TERRE HAUTE, Ind (WTHI) -- When you hear someone talk about getting a colonoscopy, you might think that doesn't apply to you. 50 was the recommended age to get one but now it's 45.
Nurse Practitioner Melinda Fuqua said if colon cancer runs in your family then your first screening could come even earlier. She says you need to get screened ten years before the age your loved one was diagnosed. The earlier you can figure out what's going on with your body, the better you will be in the future.
One woman was screened at a very young age. Megan carter started having issues with her colon in her teenage years.
Growing up she dealt with those problems thinking it could be something else. Later on, she found out the problem was much worse than she originally thought.
Carter said, "And he found two polyps, one pre-cancerous"

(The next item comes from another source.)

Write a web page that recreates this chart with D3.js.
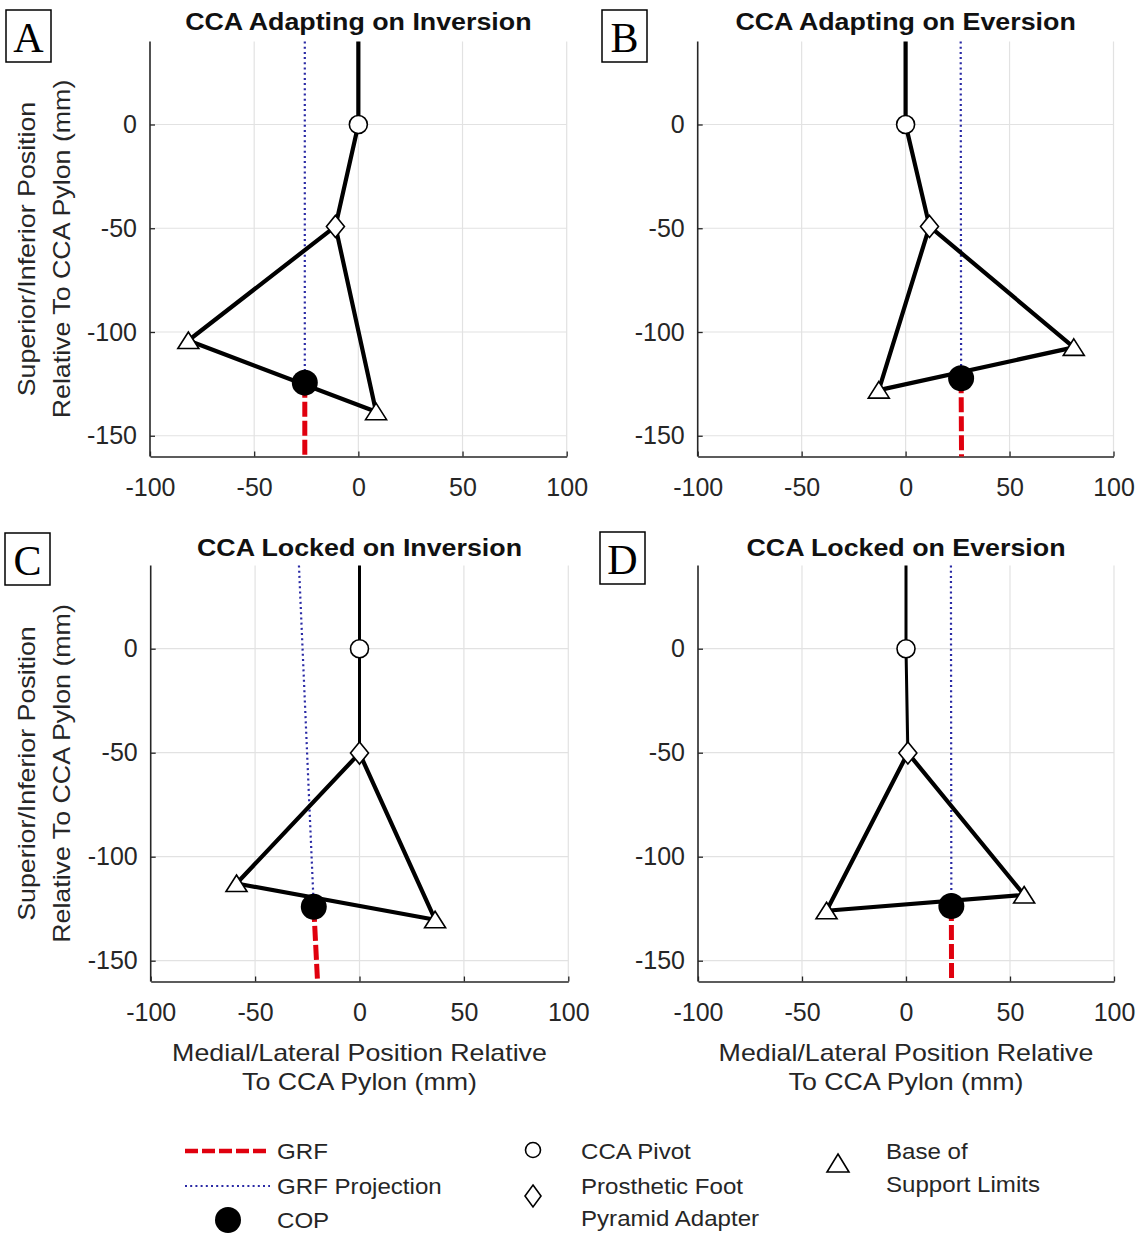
<!DOCTYPE html>
<html><head><meta charset="utf-8">
<script src="https://cdn.jsdelivr.net/npm/d3@7"></script>
<style>body{margin:0;background:#fff} svg{display:block}</style>
</head><body>
<svg id="chart" width="1139" height="1233"></svg>
<script>
// ---------------- data ----------------
const panelLetters = ["A", "B", "C", "D"];
const panelTitles = ["CCA Adapting on Inversion", "CCA Adapting on Eversion",
                     "CCA Locked on Inversion", "CCA Locked on Eversion"];
const pylonTopY = [40, 40, 40, 40];
const pivotX = [0, 0, 0, 0];
const pivotY = [0, 0, 0, 0];
const adapterX = [-11.0, 11.5, 0.0, 0.9];
const adapterY = [-49.1, -49.1, -50.2, -50.1];
const baseLeftX = [-81.6, -12.9, -58.9, -38.2];
const baseLeftY = [-104.1, -128.0, -112.9, -126.0];
const baseRightX = [8.5, 80.9, 36.2, 56.8];
const baseRightY = [-138.4, -107.4, -130.3, -118.4];
const copX = [-25.7, 26.7, -21.9, 21.8];
const copY = [-124.4, -122.3, -124.1, -123.7];
const grfTopX = [-25.7, 26.5, -29.0, 21.6];     // GRF projection where it leaves the top of the axes
const grfBottomX = [-25.7, 26.9, -20.1, 21.9];  // GRF where it leaves the bottom of the axes
const xDomain = [-100, 100];
const yDomain = [-160, 40];
const xTicks = [-100, -50, 0, 50, 100];
const yTicks = [-150, -100, -50, 0];
const yLabelLines = ["Superior/Inferior Position", "Relative To CCA Pylon (mm)"];
const xLabelLines = ["Medial/Lateral Position Relative", "To CCA Pylon (mm)"];
const legendCol1 = ["GRF", "GRF Projection", "COP"];
const legendCol2 = ["CCA Pivot", "Prosthetic Foot", "Pyramid Adapter"];
const legendCol3 = ["Base of", "Support Limits"];

// ---------------- layout ----------------
const layout = [
  {x0: 150,   x1: 566.7,  y0: 456.5, y1: 41.5,  ylab: true,  xlab: false, box: [6, 10],   titleY: 30,  pylonW: 4.2},
  {x0: 697.7, x1: 1113.5, y0: 456.5, y1: 41.5,  ylab: false, xlab: false, box: [602, 10], titleY: 30,  pylonW: 4.2},
  {x0: 150.7, x1: 568.3,  y0: 981.5, y1: 565.5, ylab: true,  xlab: true,  box: [5, 533],  titleY: 556, pylonW: 3},
  {x0: 698,   x1: 1114,   y0: 981.5, y1: 565.5, ylab: false, xlab: true,  box: [600, 532], titleY: 556, pylonW: 3}
];

const SANS = "'Liberation Sans', Arial, Helvetica, sans-serif";
const TXT = "#262626";
const RED = "#e0000e";
const BLUE = "#2a2aa5";
const svg = d3.select("#chart");

function stretch(sel, k) {
  sel.each(function () {
    const L = this.getComputedTextLength();
    this.setAttribute("textLength", (L * k).toFixed(1));
    this.setAttribute("lengthAdjust", "spacingAndGlyphs");
  });
}

const triPath = "M0,-8.5L10.5,8L-10.5,8Z";
const diaPath = "M0,-11L9,0L0,11L-9,0Z";
const fmt = d => String(d);

panelLetters.forEach((letter, i) => {
  const L = layout[i];
  const x = d3.scaleLinear().domain(xDomain).range([L.x0, L.x1]);
  const y = d3.scaleLinear().domain(yDomain).range([L.y0, L.y1]);
  const g = svg.append("g");

  // grid
  g.append("g").selectAll("line").data(xTicks.filter(t => t !== xDomain[0])).join("line")
    .attr("x1", d => x(d)).attr("x2", d => x(d)).attr("y1", y(yDomain[0])).attr("y2", y(yDomain[1]))
    .attr("stroke", "#e2e2e2").attr("stroke-width", 1.2);
  g.append("g").selectAll("line").data(yTicks).join("line")
    .attr("x1", x(xDomain[0])).attr("x2", x(xDomain[1])).attr("y1", d => y(d)).attr("y2", d => y(d))
    .attr("stroke", "#e2e2e2").attr("stroke-width", 1.2);

  // axes
  const ax = g.append("g").attr("transform", `translate(0,${L.y0})`)
    .call(d3.axisBottom(x).tickValues(xTicks).tickFormat(fmt).tickSizeInner(-5).tickSizeOuter(0).tickPadding(22));
  const ay = g.append("g").attr("transform", `translate(${L.x0},0)`)
    .call(d3.axisLeft(y).tickValues(yTicks).tickFormat(fmt).tickSizeInner(-5).tickSizeOuter(0).tickPadding(13));
  [ax, ay].forEach(a => {
    a.select(".domain").attr("stroke", TXT).attr("stroke-width", 1.6);
    a.selectAll(".tick line").attr("stroke", TXT).attr("stroke-width", 1.3);
    a.selectAll(".tick text").attr("fill", TXT).style("font-family", SANS).style("font-size", "25px");
  });
  ay.select(".domain").attr("d", `M0,${L.y0}V${L.y1}`);

  // GRF projection (dotted blue)
  g.append("line")
    .attr("x1", x(grfTopX[i])).attr("y1", y(yDomain[1]))
    .attr("x2", x(copX[i])).attr("y2", y(copY[i]))
    .attr("stroke", BLUE).attr("stroke-width", 2.2).attr("stroke-dasharray", "2,3.2");
  // GRF (dashed red)
  g.append("line")
    .attr("x1", x(copX[i])).attr("y1", y(copY[i]))
    .attr("x2", x(grfBottomX[i])).attr("y2", y(yDomain[0]))
    .attr("stroke", RED).attr("stroke-width", 5).attr("stroke-dasharray", "15,4");

  const line = d3.line().x(d => x(d[0])).y(d => y(d[1]));
  // pylon
  g.append("path")
    .attr("d", line([[pivotX[i], pylonTopY[i]], [pivotX[i], pivotY[i]], [adapterX[i], adapterY[i]]]))
    .attr("fill", "none").attr("stroke", "#000").attr("stroke-width", L.pylonW).attr("stroke-linejoin", "round");
  // base of support triangle
  g.append("path")
    .attr("d", line([[adapterX[i], adapterY[i]], [baseLeftX[i], baseLeftY[i]], [baseRightX[i], baseRightY[i]]]) + "Z")
    .attr("fill", "none").attr("stroke", "#000").attr("stroke-width", 4.2).attr("stroke-linejoin", "round");

  // markers
  g.append("circle").attr("cx", x(pivotX[i])).attr("cy", y(pivotY[i])).attr("r", 9)
    .attr("fill", "#fff").attr("stroke", "#000").attr("stroke-width", 1.6);
  g.append("path").attr("d", diaPath).attr("transform", `translate(${x(adapterX[i])},${y(adapterY[i])})`)
    .attr("fill", "#fff").attr("stroke", "#000").attr("stroke-width", 1.6);
  [[baseLeftX[i], baseLeftY[i]], [baseRightX[i], baseRightY[i]]].forEach(p => {
    g.append("path").attr("d", triPath).attr("transform", `translate(${x(p[0])},${y(p[1])})`)
      .attr("fill", "#fff").attr("stroke", "#000").attr("stroke-width", 1.6).attr("stroke-linejoin", "miter");
  });
  g.append("circle").attr("cx", x(copX[i])).attr("cy", y(copY[i])).attr("r", 13).attr("fill", "#000");

  // title
  const cx = (L.x0 + L.x1) / 2;
  g.append("text").attr("x", cx).attr("y", L.titleY).attr("text-anchor", "middle")
    .style("font-family", SANS).style("font-size", "23px").style("font-weight", "bold").attr("fill", "#111")
    .text(panelTitles[i]).call(stretch, 1.165);

  // panel letter box
  g.append("rect").attr("x", L.box[0]).attr("y", L.box[1]).attr("width", 45).attr("height", 52)
    .attr("fill", "#fff").attr("stroke", "#000").attr("stroke-width", 1.5);
  g.append("text").attr("x", L.box[0] + 22.5).attr("y", L.box[1] + 42).attr("text-anchor", "middle")
    .style("font-family", "'Liberation Serif', 'Times New Roman', serif").style("font-size", "42px")
    .attr("fill", "#000").text(letter);

  // y label
  if (L.ylab) {
    const cy = (L.y0 + L.y1) / 2;
    [35, 70].forEach((bx, j) => {
      g.append("text").attr("transform", `translate(${bx},${cy}) rotate(-90)`).attr("text-anchor", "middle")
        .style("font-family", SANS).style("font-size", "24px").attr("fill", TXT)
        .text(yLabelLines[j]).call(stretch, 1.115);
    });
  }
  // x label
  if (L.xlab) {
    [L.y0 + 79.5, L.y0 + 108].forEach((by, j) => {
      g.append("text").attr("x", cx).attr("y", by).attr("text-anchor", "middle")
        .style("font-family", SANS).style("font-size", "24px").attr("fill", TXT)
        .text(xLabelLines[j]).call(stretch, 1.115);
    });
  }
});

// ---------------- legend ----------------
const lg = svg.append("g");
const legText = (tx, ty, s) => lg.append("text").attr("x", tx).attr("y", ty + 7.8)
  .style("font-family", SANS).style("font-size", "22px").attr("fill", TXT).text(s).call(stretch, 1.095);

const rowY = [1151, 1186, 1220];
lg.append("line").attr("x1", 185).attr("x2", 270).attr("y1", rowY[0]).attr("y2", rowY[0])
  .attr("stroke", RED).attr("stroke-width", 4.5).attr("stroke-dasharray", "13,4");
lg.append("line").attr("x1", 185).attr("x2", 270).attr("y1", rowY[1]).attr("y2", rowY[1])
  .attr("stroke", BLUE).attr("stroke-width", 2).attr("stroke-dasharray", "2,3.2");
lg.append("circle").attr("cx", 228).attr("cy", rowY[2]).attr("r", 13).attr("fill", "#000");
legendCol1.forEach((s, j) => legText(277, rowY[j], s));

lg.append("circle").attr("cx", 533).attr("cy", 1150).attr("r", 7.5)
  .attr("fill", "#fff").attr("stroke", "#000").attr("stroke-width", 1.6);
lg.append("path").attr("d", "M0,-11L8,0L0,11L-8,0Z").attr("transform", "translate(533,1196)")
  .attr("fill", "#fff").attr("stroke", "#000").attr("stroke-width", 1.6);
legText(581, 1151, legendCol2[0]);
legText(581, 1186, legendCol2[1]);
legText(581, 1218, legendCol2[2]);

lg.append("path").attr("d", "M0,-9L11,9L-11,9Z").attr("transform", "translate(838,1163)")
  .attr("fill", "#fff").attr("stroke", "#000").attr("stroke-width", 1.6);
legText(886, 1151, legendCol3[0]);
legText(886, 1184, legendCol3[1]);
</script>
</body></html>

She was only 27 when they found the cancerous polyp.
The only reason Carter decided it was time to get looked at by a doctor was because of the problems her husband was dealing with at the time. Carter's husband suffered from ulcerative colitis and had to get his colon removed.

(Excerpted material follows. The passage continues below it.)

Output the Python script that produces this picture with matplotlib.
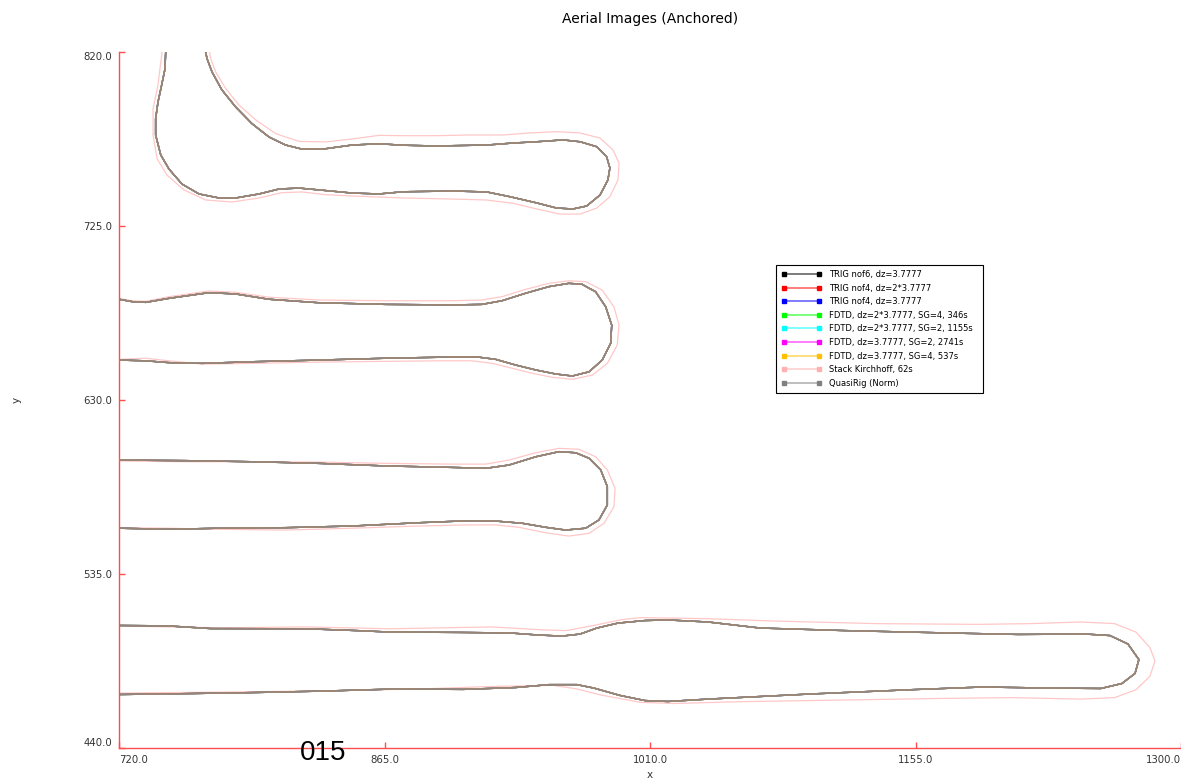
import matplotlib
matplotlib.use("Agg")
import matplotlib.pyplot as plt
from matplotlib.lines import Line2D
from matplotlib.colors import to_rgba

# ---------------- data (x, y in data units) ----------------
# Shape A (top hook) - common contour of the simulations
A_x = [745.5, 745.1, 743.3, 741.3, 740.0, 740.0, 742.8, 747.3, 754.4, 763.7, 774.6, 783.7,
       796.5, 807.4, 818.3, 829.2, 847.2, 862.0, 875.1, 902.4, 920.8, 933.5, 948.1, 959.0,
       967.9, 975.4, 982.7, 987.0, 988.1, 986.3, 980.9, 971.8, 962.5, 948.1, 935.2, 920.8,
       893.5, 875.1, 862.0, 847.2, 832.9, 819.9, 811.0, 801.9, 792.6, 783.7, 776.2, 770.8,
       768.1, 767.3]
A_y = [820.0, 810.7, 802.0, 792.7, 783.6, 774.7, 763.8, 756.1, 747.9, 742.5, 740.3, 740.3,
       742.5, 745.2, 745.7, 744.7, 743.0, 742.5, 743.7, 744.1, 743.6, 741.0, 737.6, 734.8,
       734.3, 735.9, 741.9, 750.1, 756.7, 762.8, 768.3, 771.0, 772.0, 771.0, 770.3, 769.2,
       768.7, 769.1, 769.9, 769.2, 767.2, 767.0, 769.2, 773.6, 780.9, 790.0, 799.3, 809.1,
       816.3, 820.0]
# Shape A - Stack Kirchhoff contour
AK_x = [743.5, 741.3, 738.6, 738.6, 740.8, 746.2, 755.5, 767.3, 781.7, 796.5, 809.0, 819.9,
        832.9, 847.2, 862.0, 875.1, 902.4, 920.8, 935.2, 948.1, 960.8, 971.8, 980.9, 988.1,
        992.5, 993.1, 989.8, 982.7, 971.8, 959.0, 944.4, 929.7, 911.7, 893.5, 875.1, 862.0,
        847.2, 832.9, 818.3, 805.6, 794.7, 785.5, 778.3, 772.8, 770.1, 769.5]
AK_y = [820.0, 802.0, 789.0, 774.7, 761.7, 752.8, 744.7, 739.2, 738.1, 740.3, 743.2, 743.6,
        742.1, 741.4, 740.8, 740.3, 739.7, 739.2, 737.4, 734.3, 731.5, 731.5, 734.8, 741.0,
        750.1, 759.4, 766.5, 773.0, 775.8, 776.5, 775.8, 774.7, 774.7, 774.3, 774.3, 774.5,
        772.5, 770.9, 771.2, 775.4, 782.9, 791.1, 800.0, 809.1, 816.3, 820.0]

# Shape B
B_x = [720.0, 727.1, 734.6, 747.3, 769.1, 783.7, 801.9, 829.2, 865.6, 901.9, 918.2, 929.2,
       942.1, 954.8, 965.7, 972.8, 980.3, 985.8, 989.1, 988.5, 983.9, 976.7, 967.6, 958.5,
       947.6, 936.6, 925.7, 914.8, 893.0, 865.6, 829.2, 792.8, 765.5, 747.3, 734.6, 720.0]
B_y = [685.0, 683.7, 683.3, 685.5, 688.6, 687.9, 685.0, 683.1, 682.2, 681.9, 682.2, 684.2,
       688.3, 691.9, 693.7, 693.2, 689.1, 680.9, 670.9, 660.9, 651.8, 645.4, 643.1, 644.2,
       646.4, 649.1, 652.2, 653.6, 653.3, 652.8, 651.8, 650.9, 650.0, 650.4, 651.4, 651.8]
BK_x = [720.0, 727.1, 734.6, 747.3, 769.1, 783.7, 801.9, 829.2, 865.6, 901.9, 918.2, 929.2,
        942.1, 954.8, 965.7, 974.9, 983.9, 990.3, 993.1, 992.1, 986.7, 978.5, 967.6, 956.6,
        945.7, 934.8, 923.9, 912.9, 893.0, 865.6, 829.2, 792.8, 765.5, 747.3, 734.6, 720.0]
BK_y = [685.5, 684.2, 683.9, 686.4, 689.5, 688.8, 686.1, 684.6, 684.2, 684.2, 684.6, 686.4,
        690.4, 693.7, 695.1, 694.6, 690.0, 680.9, 670.9, 660.0, 650.0, 643.6, 641.3, 642.4,
        644.6, 647.3, 650.0, 651.4, 651.4, 651.1, 650.7, 650.0, 649.6, 651.4, 652.8, 652.2]

# Shape C
C_x = [720.0, 756.4, 792.8, 829.2, 865.6, 901.9, 920.3, 933.0, 947.6, 960.3, 969.4, 976.7,
       983.1, 986.7, 986.7, 982.1, 974.9, 963.9, 953.0, 940.2, 925.7, 911.1, 883.8, 847.4,
       811.0, 774.6, 747.3, 720.0]
C_y = [597.2, 596.9, 596.3, 595.4, 594.0, 593.2, 592.7, 594.5, 599.0, 601.8, 601.2, 598.2,
       591.8, 582.7, 572.7, 564.5, 560.0, 559.0, 560.5, 562.7, 563.9, 564.1, 563.0, 561.2,
       560.3, 560.0, 559.4, 560.0]
CK_x = [720.0, 756.4, 792.8, 829.2, 865.6, 901.9, 920.3, 933.0, 947.6, 960.3, 971.2, 980.3,
        986.7, 990.9, 990.3, 984.9, 976.7, 965.7, 953.0, 938.4, 925.7, 911.1, 883.8, 847.4,
        811.0, 774.6, 747.3, 720.0]
CK_y = [596.7, 596.3, 596.3, 596.1, 595.4, 595.0, 595.0, 597.2, 601.2, 603.6, 603.1, 599.0,
        591.8, 581.8, 571.7, 562.7, 557.2, 555.7, 557.5, 560.5, 561.8, 561.8, 561.2, 560.0,
        559.0, 559.4, 560.0, 560.3]

# Shape D (bottom, long)
D_x = [720.0, 746.2, 770.2, 822.1, 850.0, 868.0, 906.2, 933.5, 948.8, 961.9, 971.8, 981.0,
       992.5, 1007.3, 1019.8, 1041.7, 1070.1, 1116.5, 1172.7, 1211.0, 1248.1, 1261.2, 1271.0,
       1277.0, 1274.9, 1267.7, 1256.3, 1229.5, 1191.8, 1154.2, 1097.9, 1041.7, 1019.8, 1007.3,
       993.6, 979.4, 970.1, 954.8, 936.3, 907.9, 870.2, 832.5, 794.8, 757.7, 720.0]
D_y = [506.9, 506.7, 505.2, 505.1, 504.1, 503.3, 503.1, 502.8, 501.7, 501.1, 502.2, 505.5,
       508.2, 509.6, 509.9, 508.8, 505.5, 504.1, 502.8, 502.0, 502.2, 501.4, 496.8, 488.3,
       480.7, 475.2, 472.5, 472.7, 473.3, 471.9, 469.5, 466.7, 465.4, 465.9, 468.7, 472.7,
       474.6, 474.6, 473.0, 472.0, 472.2, 471.1, 470.3, 469.7, 469.2]
DK_x = [720.0, 775.5, 821.8, 868.0, 923.6, 951.4, 964.3, 979.2, 994.0, 1005.1, 1041.5, 1078.6,
        1134.1, 1189.7, 1217.4, 1245.2, 1263.7, 1275.4, 1283.0, 1285.8, 1283.0, 1275.4, 1263.7,
        1245.2, 1208.2, 1171.2, 1115.6, 1060.1, 1023.0, 1005.1, 982.8, 969.9, 957.0, 923.6,
        886.6, 831.1, 775.5, 720.0]
DK_y = [506.6, 505.6, 506.1, 505.1, 506.1, 504.5, 504.1, 506.9, 510.0, 511.2, 510.6, 509.3,
        507.9, 507.5, 507.9, 508.8, 507.9, 503.3, 494.9, 487.5, 479.1, 471.8, 467.5, 466.7,
        467.5, 467.1, 466.2, 465.3, 464.3, 464.9, 469.0, 472.3, 474.2, 473.6, 472.3, 471.2,
        470.5, 470.0]

series_labels = ["TRIG nof6, dz=3.7777", "TRIG nof4, dz=2*3.7777", "TRIG nof4, dz=3.7777",
                 "FDTD, dz=2*3.7777, SG=4, 346s", "FDTD, dz=2*3.7777, SG=2, 1155s",
                 "FDTD, dz=3.7777, SG=2, 2741s", "FDTD, dz=3.7777, SG=4, 537s",
                 "Stack Kirchhoff, 62s", "QuasiRig (Norm)"]
series_colors = ["#000000", "#ff0000", "#0000ff", "#00ff00", "#00ffff",
                 "#ff00ff", "#ffc000", "#ffb0b0", "#808080"]

x_ticks = [720.0, 865.0, 1010.0, 1155.0, 1300.0]
y_ticks = [440.0, 535.0, 630.0, 725.0, 820.0]

# ---------------- figure ----------------
fig = plt.figure(figsize=(11.81, 7.82), dpi=100)
ax = fig.add_axes([119 / 1181, 1 - 748 / 782, 1062 / 1181, 696 / 782])

main_shapes = [(A_x, A_y), (B_x, B_y), (C_x, C_y), (D_x, D_y)]
kirch_shapes = [(AK_x, AK_y), (BK_x, BK_y), (CK_x, CK_y), (DK_x, DK_y)]

for label, color in zip(series_labels, series_colors):
    if label.startswith("Stack Kirchhoff"):
        for sx, sy in kirch_shapes:
            ax.plot(sx, sy, color=color, lw=0.9, alpha=0.7, zorder=2,
                    solid_joinstyle="round")
    else:
        a = 0.8 if color == "#808080" else 0.7
        for sx, sy in main_shapes:
            ax.plot(sx, sy, color=color, lw=1.0, alpha=a, zorder=3,
                    solid_joinstyle="round", solid_capstyle="round")

ax.set_xlim(x_ticks[0], x_ticks[-1])
ax.set_ylim(y_ticks[0], y_ticks[-1])
ax.set_xticks(x_ticks)
ax.set_yticks(y_ticks)
ax.set_xticklabels([f"{v:.1f}" for v in x_ticks])
ax.set_yticklabels([f"{v:.1f}" for v in y_ticks])

spine_col = "#ff4d4d"
for s in ["top", "right"]:
    ax.spines[s].set_visible(False)
for s in ["left", "bottom"]:
    ax.spines[s].set_color(spine_col)
    ax.spines[s].set_linewidth(1.0)
ax.tick_params(axis="both", direction="in", length=4, width=1.0, color=spine_col,
               labelsize=7.3, labelcolor="#333333", pad=5)

xt = ax.get_xticklabels()
xt[0].set_horizontalalignment("left")
xt[-1].set_horizontalalignment("right")
yt = ax.get_yticklabels()
yt[0].set_verticalalignment("bottom")
yt[-1].set_verticalalignment("top")

ax.set_xlabel("x", fontsize=7.5, color="#333333")
ax.set_ylabel("y", fontsize=7.5, color="#333333")
ax.xaxis.set_label_coords(0.5, -(770 - 748) / 696)
ax.yaxis.set_label_coords((22 - 119) / 1062, 0.5)

ax.set_title("Aerial Images (Anchored)", fontsize=10, pad=21)

handles = []
for label, color in zip(series_labels, series_colors):
    handles.append(Line2D([0, 1], [0, 0], color=to_rgba(color, 0.6), lw=1.2,
                          marker="s", markersize=3.2, markerfacecolor=color,
                          markeredgecolor=color))
lx0 = (776 - 119) / 1062
ly1 = (748 - 265) / 696
lw_ = (983 - 776) / 1062
lh_ = (394 - 265) / 696
leg = ax.legend(handles, series_labels, loc="upper left",
                bbox_to_anchor=(lx0, ly1 - lh_, lw_, lh_), mode="expand",
                borderaxespad=0, fontsize=6.0, labelspacing=0.55, handlelength=4.9,
                handletextpad=0.9, borderpad=0.6, fancybox=False, framealpha=1,
                edgecolor="#000000", numpoints=2)
leg.get_frame().set_linewidth(0.8)

fig.text(323 / 1181, 1 - 753 / 782, "015", fontsize=20, family="Liberation Sans",
         ha="center", va="center", color="#000000")

fig.savefig("out.png", dpi=100)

Once her husband had recovered, Carter wanted to find out what was going on with her. She said, "After we got through all of this, a year later I talked to his gastroenterologist. I said 'okay we fixed him, let's focus on me because I've been dealing with these issues since I was a young girl."
Because Carter was able to catch the cancerous polyp early she did not develop cancer. With everything Carter and her family have been through she says this is the most important disease to be aware of.
Carter said, "This is the silent killer because a) we don't get many symptoms. Other than diarrhea and cramps I didn't have any symptoms."
The CDC says here are the early signs of colon cancer you should look out for: cramping, blood in your stool, and rapid weight loss.